Objective:
Reproduce all the lines below exactly and omit the images.

— START OF Supplied material —

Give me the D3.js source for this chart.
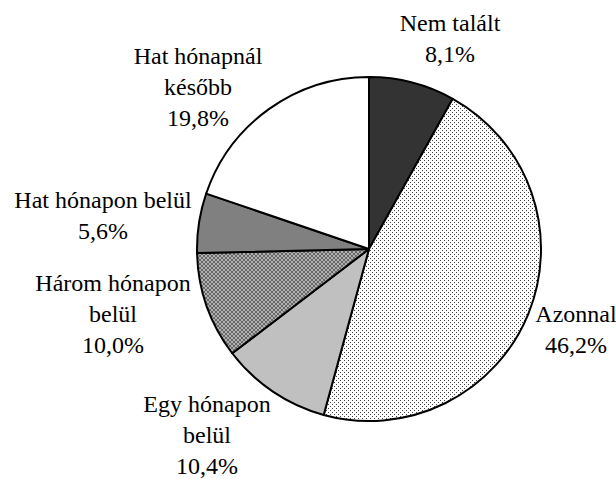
<!DOCTYPE html>
<html>
<head>
<meta charset="utf-8">
<script src="https://cdn.jsdelivr.net/npm/d3@7"></script>
<style>
  body { margin: 0; background: #fff; }
</style>
</head>
<body>
<svg id="chart" width="616" height="479"></svg>
<script>
// slice data, clockwise from 12 o'clock
const categories = ["Nem talált", "Azonnal", "Egy hónapon belül", "Három hónapon belül", "Hat hónapon belül", "Hat hónapnál később"];
const values = [8.1, 46.2, 10.4, 10.0, 5.6, 19.8];
const valueLabels = ["8,1%", "46,2%", "10,4%", "10,0%", "5,6%", "19,8%"];
// label lines as they wrap in the original
const labelLines = [
  ["Nem talált"],
  ["Azonnal"],
  ["Egy hónapon", "belül"],
  ["Három hónapon", "belül"],
  ["Hat hónapon belül"],
  ["Hat hónapnál", "később"]
];

const fills = ["#333333", "url(#dots)", "#c0c0c0", "url(#checker)", "#808080", "#ffffff"];
// label anchor (center x, first baseline y)
const labelPos = [[450, 31], [576, 322], [207, 412], [113, 291], [103, 208], [198, 64]];

const svg = d3.select("#chart");
const cx = 369, cy = 249, radius = 172;
const lineH = 31;

// patterns
const defs = svg.append("defs");
const dots = defs.append("pattern")
    .attr("id", "dots")
    .attr("patternUnits", "userSpaceOnUse")
    .attr("width", 4).attr("height", 4);
dots.append("rect").attr("width", 4).attr("height", 4).attr("fill", "#fff");
dots.append("rect").attr("x", 1).attr("y", 1).attr("width", 1).attr("height", 1).attr("fill", "#444");
dots.append("rect").attr("x", 3).attr("y", 3).attr("width", 1).attr("height", 1).attr("fill", "#444");

const checker = defs.append("pattern")
    .attr("id", "checker")
    .attr("patternUnits", "userSpaceOnUse")
    .attr("width", 4).attr("height", 4);
checker.append("rect").attr("width", 4).attr("height", 4).attr("fill", "#b0b0b0");
checker.append("rect").attr("width", 2).attr("height", 2).attr("fill", "#686868");
checker.append("rect").attr("x", 2).attr("y", 2).attr("width", 2).attr("height", 2).attr("fill", "#686868");

const data = categories.map((c, i) => ({ name: c, value: values[i], i: i }));

const pie = d3.pie()
    .sort(null)
    .value(d => d.value);

const arc = d3.arc()
    .innerRadius(0)
    .outerRadius(radius);

const g = svg.append("g")
    .attr("transform", `translate(${cx},${cy})`);

g.selectAll(".slice")
    .data(pie(data))
    .enter()
  .append("path")
    .attr("class", "slice")
    .attr("d", arc)
    .attr("fill", d => fills[d.data.i])
    .attr("stroke", "#000")
    .attr("stroke-width", 2)
    .attr("stroke-linejoin", "round");

// labels
data.forEach((d, i) => {
  const lines = labelLines[i].concat([valueLabels[i]]);
  const t = svg.append("text")
      .attr("text-anchor", "middle")
      .attr("font-family", "'Liberation Serif', 'Times New Roman', serif")
      .attr("font-size", 24)
      .attr("fill", "#000")
      .attr("x", labelPos[i][0])
      .attr("y", labelPos[i][1]);
  lines.forEach((ln, k) => {
    t.append("tspan")
        .attr("x", labelPos[i][0])
        .attr("dy", k === 0 ? 0 : lineH)
        .text(ln);
  });
});
</script>
</body>
</html>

— END OF Supplied material —

Solution to the exercise:
Give me the D3.js source for this chart.
<!DOCTYPE html>
<html>
<head>
<meta charset="utf-8">
<script src="https://cdn.jsdelivr.net/npm/d3@7"></script>
<style>
  body { margin: 0; background: #fff; }
</style>
</head>
<body>
<svg id="chart" width="616" height="479"></svg>
<script>
// slice data, clockwise from 12 o'clock
const categories = ["Nem talált", "Azonnal", "Egy hónapon belül", "Három hónapon belül", "Hat hónapon belül", "Hat hónapnál később"];
const values = [8.1, 46.2, 10.4, 10.0, 5.6, 19.8];
const valueLabels = ["8,1%", "46,2%", "10,4%", "10,0%", "5,6%", "19,8%"];
// label lines as they wrap in the original
const labelLines = [
  ["Nem talált"],
  ["Azonnal"],
  ["Egy hónapon", "belül"],
  ["Három hónapon", "belül"],
  ["Hat hónapon belül"],
  ["Hat hónapnál", "később"]
];

const fills = ["#333333", "url(#dots)", "#c0c0c0", "url(#checker)", "#808080", "#ffffff"];
// label anchor (center x, first baseline y)
const labelPos = [[450, 31], [576, 322], [207, 412], [113, 291], [103, 208], [198, 64]];

const svg = d3.select("#chart");
const cx = 369, cy = 249, radius = 172;
const lineH = 31;

// patterns
const defs = svg.append("defs");
const dots = defs.append("pattern")
    .attr("id", "dots")
    .attr("patternUnits", "userSpaceOnUse")
    .attr("width", 4).attr("height", 4);
dots.append("rect").attr("width", 4).attr("height", 4).attr("fill", "#fff");
dots.append("rect").attr("x", 1).attr("y", 1).attr("width", 1).attr("height", 1).attr("fill", "#444");
dots.append("rect").attr("x", 3).attr("y", 3).attr("width", 1).attr("height", 1).attr("fill", "#444");

const checker = defs.append("pattern")
    .attr("id", "checker")
    .attr("patternUnits", "userSpaceOnUse")
    .attr("width", 4).attr("height", 4);
checker.append("rect").attr("width", 4).attr("height", 4).attr("fill", "#b0b0b0");
checker.append("rect").attr("width", 2).attr("height", 2).attr("fill", "#686868");
checker.append("rect").attr("x", 2).attr("y", 2).attr("width", 2).attr("height", 2).attr("fill", "#686868");

const data = categories.map((c, i) => ({ name: c, value: values[i], i: i }));

const pie = d3.pie()
    .sort(null)
    .value(d => d.value);

const arc = d3.arc()
    .innerRadius(0)
    .outerRadius(radius);

const g = svg.append("g")
    .attr("transform", `translate(${cx},${cy})`);

g.selectAll(".slice")
    .data(pie(data))
    .enter()
  .append("path")
    .attr("class", "slice")
    .attr("d", arc)
    .attr("fill", d => fills[d.data.i])
    .attr("stroke", "#000")
    .attr("stroke-width", 2)
    .attr("stroke-linejoin", "round");

// labels
data.forEach((d, i) => {
  const lines = labelLines[i].concat([valueLabels[i]]);
  const t = svg.append("text")
      .attr("text-anchor", "middle")
      .attr("font-family", "'Liberation Serif', 'Times New Roman', serif")
      .attr("font-size", 24)
      .attr("fill", "#000")
      .attr("x", labelPos[i][0])
      .attr("y", labelPos[i][1]);
  lines.forEach((ln, k) => {
    t.append("tspan")
        .attr("x", labelPos[i][0])
        .attr("dy", k === 0 ? 0 : lineH)
        .text(ln);
  });
});
</script>
</body>
</html>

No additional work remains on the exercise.